The way you paint is important but why and what you paint has been a bigger concern to me. As my life goes on I do not see the prettiness of life as false but as an indication of true desires for harmony and beauty as our experience. It has been hard for me to find the work to really develop. I see that I love photographs and I love to paint. As I look back at my work I see this is a continual thread in all my work. Robert Rauchenberg’s work continues to inspire and resonate with me.

     
 

The installation work has involved larger paintings and derives from the admiration of the total experience of public worship and celebration. The catholic mass and religious processions and events of all types have a power that seems to me the place for artists to put energy. Installations that I have created for art events support those events, such as the large fortunes for the Cultural Arts Council or the Shopping Window for New Criteria in Singapore. Sometimes they engage and seem supportable by a larger audience and other times it misses the deeper vein of truth.  As art work I feel the installation work needs to be commissioned and should be collaboration between all the participants. In my education and in the community of Sonoma County I have been influenced by Christo’s remarkable work.

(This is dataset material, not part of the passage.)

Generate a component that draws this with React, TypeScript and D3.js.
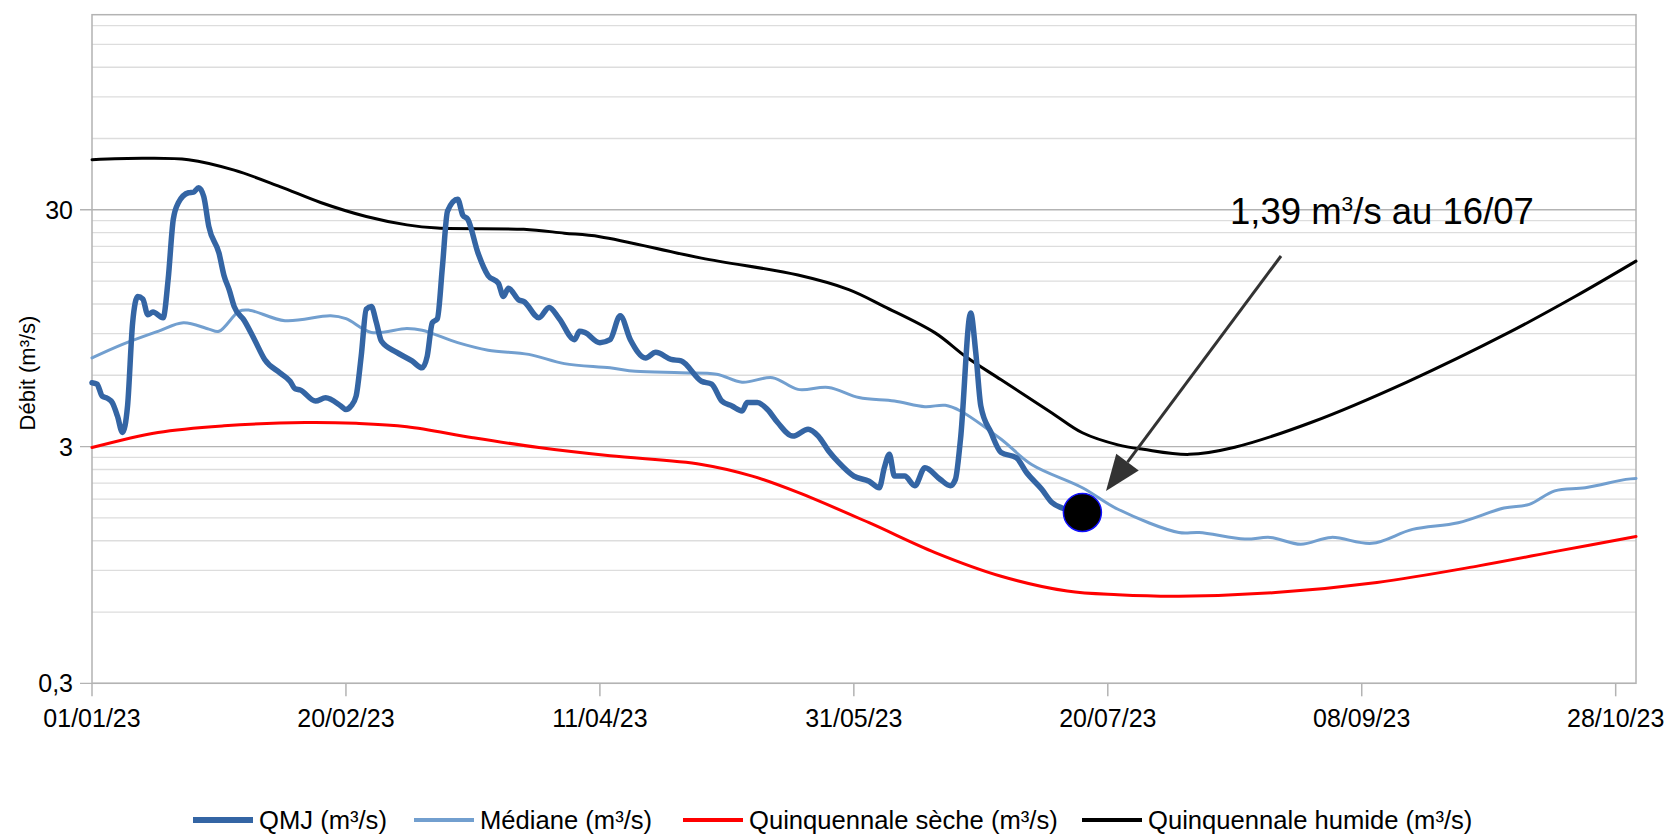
import React from 'react';
import * as d3 from 'd3';

// x axis: dates, tick labels are real dd/mm/yy dates
const X_START = '01/01/23';
const X_END = '01/11/23';
const X_TICK_LABELS = ['01/01/23', '20/02/23', '11/04/23', '31/05/23', '20/07/23', '08/09/23', '28/10/23'];

// y axis (log)
const Y_MIN = 0.3;
const Y_MAX = 200;
const Y_TICKS = [0.3, 3, 30];
const Y_TICK_LABELS = ['0,3', '3', '30'];
const Y_TITLE = 'Débit (m³/s)';

// series: [days since 01/01/23, débit m³/s]
const QMJ: [number, number][] = [
  [0, 5.58], [1, 5.5], [2, 4.9], [3, 4.8], [4, 4.6], [5, 4.04], [6, 3.44], [7, 4.45],
  [8, 10.0], [9, 12.9], [10, 12.6], [11, 10.8], [12, 11.1], [14, 10.5], [15, 15.3],
  [16, 27.3], [17, 32.1], [19, 35.4], [20, 35.6], [21, 37.2], [22, 34.1], [23, 25.5],
  [25, 19.7], [26, 15.8], [27, 13.8], [28, 11.7], [30, 10.2], [32, 8.48], [34, 7.0],
  [37, 6.14], [39, 5.66], [40, 5.26], [41, 5.2], [44, 4.67], [46, 4.82], [49, 4.45],
  [50, 4.3], [51, 4.45], [52, 4.9], [53, 7.22], [54, 11.4], [55, 11.7], [56, 10.0],
  [57, 8.35], [60, 7.5], [63, 6.9], [65, 6.45], [66, 7.22], [67, 10.0], [68, 10.4],
  [69, 17.3], [70, 29.6], [72, 33.2], [73, 28.5], [74, 27.3], [76, 19.7], [78, 15.8],
  [80, 14.7], [81, 12.9], [82, 14.0], [84, 12.5], [85, 12.3], [88, 10.5], [90, 11.6],
  [92, 10.4], [95, 8.48], [96, 9.2], [97, 9.1], [100, 8.24], [102, 8.48], [104, 10.7],
  [106, 8.48], [109, 7.1], [111, 7.5], [114, 7.0], [116, 6.9], [120, 5.66], [122, 5.5],
  [124, 4.67], [126, 4.45], [128, 4.24], [129, 4.6], [131, 4.6], [133, 4.3], [135, 3.79],
  [138, 3.32], [141, 3.55], [143, 3.32], [145, 2.88], [147, 2.57], [150, 2.25],
  [153, 2.14], [155, 2.01], [156, 2.44], [157, 2.78], [158, 2.25], [160, 2.25],
  [162, 2.05], [164, 2.44], [167, 2.18], [169, 2.05], [170, 2.18], [171, 3.22],
  [173, 11.0], [174, 7.5], [175, 4.45], [177, 3.44], [179, 2.83], [182, 2.69],
  [184, 2.33], [187, 1.98], [189, 1.74], [191, 1.65], [195, 1.58],
];

const MEDIANE: [number, number][] = [
  [0, 7.1], [6, 8.1], [13, 9.2], [18, 10.0], [23, 9.4], [25, 9.2], [29, 11.2], [31, 11.3],
  [38, 10.2], [47, 10.7], [50, 10.4], [55, 9.1], [62, 9.45], [65, 9.3], [72, 8.24],
  [78, 7.66], [86, 7.35], [93, 6.72], [102, 6.45], [107, 6.24], [116, 6.15], [123, 6.06],
  [128, 5.61], [134, 5.86], [139, 5.23], [145, 5.33], [151, 4.83], [158, 4.67],
  [164, 4.42], [168, 4.48], [171, 4.24], [179, 3.22], [185, 2.52], [195, 2.01],
  [202, 1.63], [214, 1.3], [218, 1.3], [227, 1.22], [232, 1.24], [238, 1.16], [244, 1.24],
  [252, 1.17], [260, 1.34], [269, 1.43], [278, 1.65], [283, 1.71], [288, 1.95],
  [294, 2.01], [302, 2.18], [304, 2.2],
];

const SECHE: [number, number][] = [
  [0, 2.97], [13, 3.44], [26, 3.67], [42, 3.79], [52, 3.76], [62, 3.64], [75, 3.27],
  [88, 2.97], [102, 2.74], [120, 2.52], [130, 2.25], [139, 1.92], [153, 1.43],
  [166, 1.07], [179, 0.85], [192, 0.736], [202, 0.71], [214, 0.7], [233, 0.725],
  [253, 0.8], [273, 0.94], [289, 1.09], [304, 1.25],
];

const HUMIDE: [number, number][] = [
  [0, 48.8], [10, 49.5], [19, 48.8], [28, 44.1], [37, 37.6], [45, 32.2], [54, 28.1],
  [62, 25.9], [68, 25.1], [85, 24.8], [93, 23.9], [100, 23.1], [120, 18.75], [139, 15.9],
  [149, 13.8], [156, 11.7], [166, 9.06], [172, 7.2], [179, 5.74], [189, 4.16],
  [195, 3.43], [202, 3.05], [207, 2.92], [216, 2.78], [225, 2.98], [240, 3.79],
  [259, 5.63], [279, 9.1], [292, 12.9], [304, 18.2],
];

const SERIES_NAMES = ['QMJ (m³/s)', 'Médiane (m³/s)', 'Quinquennale sèche (m³/s)', 'Quinquennale humide (m³/s)'];
const ANNOTATION = ['1,39 m', '3', '/s au 16/07'];

const W = 1670;
const H = 835;
const M = { left: 92, right: 1636, top: 14.7, bottom: 683.3 };
const FONT = '"Liberation Sans", Arial, sans-serif';

const parse = d3.timeParse('%d/%m/%y');

const App: React.FC = () => {
  const start = parse(X_START) as Date;
  const x = d3.scaleTime().domain([start, parse(X_END) as Date]).range([M.left, M.right]);
  const y = d3.scaleLog().domain([Y_MIN, Y_MAX]).range([M.bottom, M.top]);
  const xd = (d: number) => x(d3.timeDay.offset(start, d));

  const jagged = d3.line<[number, number]>()
    .x(d => xd(d[0]))
    .y(d => y(d[1]))
    .curve(d3.curveMonotoneX);
  const smooth = d3.line<[number, number]>()
    .x(d => xd(d[0]))
    .y(d => y(d[1]))
    .curve(d3.curveCatmullRom.alpha(0.5));

  // minor grid: 2..9 × each decade
  const minor: number[] = [];
  Y_TICKS.forEach(t => {
    for (let k = 2; k <= 9; k++) {
      const v = t * k;
      if (v < Y_MAX) minor.push(v);
    }
  });

  const series = [
    { data: QMJ, color: '#3465a4', width: 5.5, legendWidth: 6, gen: jagged },
    { data: MEDIANE, color: '#729fcf', width: 3, legendWidth: 4, gen: smooth },
    { data: SECHE, color: '#ff0000', width: 3, legendWidth: 4, gen: smooth },
    { data: HUMIDE, color: '#000000', width: 3, legendWidth: 4, gen: smooth },
  ];
  const legendX = [193, 414, 683, 1082];

  const last = QMJ[QMJ.length - 1];

  // arrow
  const a0 = { x: 1281, y: 256 };
  const a1 = { x: 1106, y: 491 };
  const len = Math.hypot(a1.x - a0.x, a1.y - a0.y);
  const ux = (a1.x - a0.x) / len;
  const uy = (a1.y - a0.y) / len;
  const headL = 36, headW = 14;
  const bx = a1.x - ux * headL, by = a1.y - uy * headL;
  const head = `${a1.x},${a1.y} ${bx - uy * headW},${by + ux * headW} ${bx + uy * headW},${by - ux * headW}`;

  return (
    <svg width={W} height={H} style={{ position: 'absolute', left: 0, top: 0, background: '#fff' }} fontFamily={FONT}>
      <rect width={W} height={H} fill="#fff" />
      {minor.map(v => (
        <line key={'m' + v} x1={M.left} x2={M.right} y1={y(v)} y2={y(v)} stroke="#dddddd" strokeWidth={1.3} />
      ))}
      {Y_TICKS.map(v => (
        <line key={'g' + v} x1={M.left - 12} x2={M.right} y1={y(v)} y2={y(v)} stroke="#b3b3b3" strokeWidth={1.3} />
      ))}
      {/* frame */}
      <rect x={M.left} y={M.top} width={M.right - M.left} height={M.bottom - M.top} fill="none" stroke="#b3b3b3" strokeWidth={1.5} />
      {X_TICK_LABELS.map(l => {
        const px = x(parse(l) as Date);
        return (
          <g key={l}>
            <line x1={px} x2={px} y1={M.bottom} y2={M.bottom + 13} stroke="#b3b3b3" strokeWidth={1.5} />
            <text x={px} y={727} textAnchor="middle" fontSize={25} fill="#000">{l}</text>
          </g>
        );
      })}
      {Y_TICKS.map((v, i) => (
        <text key={'yl' + v} x={73} y={y(v)} dy="0.36em" textAnchor="end" fontSize={25} fill="#000">{Y_TICK_LABELS[i]}</text>
      ))}
      <text transform="translate(27,373) rotate(-90)" textAnchor="middle" dy="0.35em" fontSize={22} fill="#000">{Y_TITLE}</text>

      {series.slice().reverse().map((s, i) => (
        <path key={'s' + i} d={s.gen(s.data) || ''} fill="none" stroke={s.color} strokeWidth={s.width}
          strokeLinejoin="round" strokeLinecap="round" />
      ))}

      <circle cx={xd(last[0])} cy={y(last[1])} r={19} fill="#000" stroke="#1010ff" strokeWidth={1.5} />

      <line x1={a0.x} y1={a0.y} x2={bx} y2={by} stroke="#333" strokeWidth={3} />
      <polygon points={head} fill="#333" />
      <text x={1230} y={224} fontSize={36.5} fill="#000">
        {ANNOTATION[0]}
        <tspan dy={-13} fontSize={21}>{ANNOTATION[1]}</tspan>
        <tspan dy={13}>{ANNOTATION[2]}</tspan>
      </text>

      {series.map((s, i) => (
        <g key={'lg' + i}>
          <line x1={legendX[i]} x2={legendX[i] + 60} y1={820} y2={820} stroke={s.color} strokeWidth={s.legendWidth} />
          <text x={legendX[i] + 66} y={829} fontSize={25.6} fill="#000">{SERIES_NAMES[i]}</text>
        </g>
      ))}
    </svg>
  );
};

export default App;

In working I have a process gathering images, writing words of association and drawing. I work with all paints, watercolors, guache, acrylics , oil and encaustic. Each has it’s advantages. The paintings of the lanterns were inspired by the historical artistic interest in the light from paper lanterns. In the paintings of “inner gates” I worked with the device of doorways having just returned from Singapore and feeling the entering and leaving and returning to cultures. The large sculptures and papier-mâché work are partly and homage to the craft work of my Mother and also an expression of the power of gender.

In my recent work I use the tool of the computer to quickly crop, zoom in and out and change the colors in an instant. I create digital images from the photographs or from my drawings and I print them or have them printed and then spend time under painting and then layering the paint. I work on a flat surface mostly. I like to hang up the work to look at it closely. There is a dialogue that develops between what I put down on the image and another part of myself. It is almost like an inner conversation. I stop the work when I feel a kind of excitement that this is right. This says something true or that can only be said this way. Words are inadequate."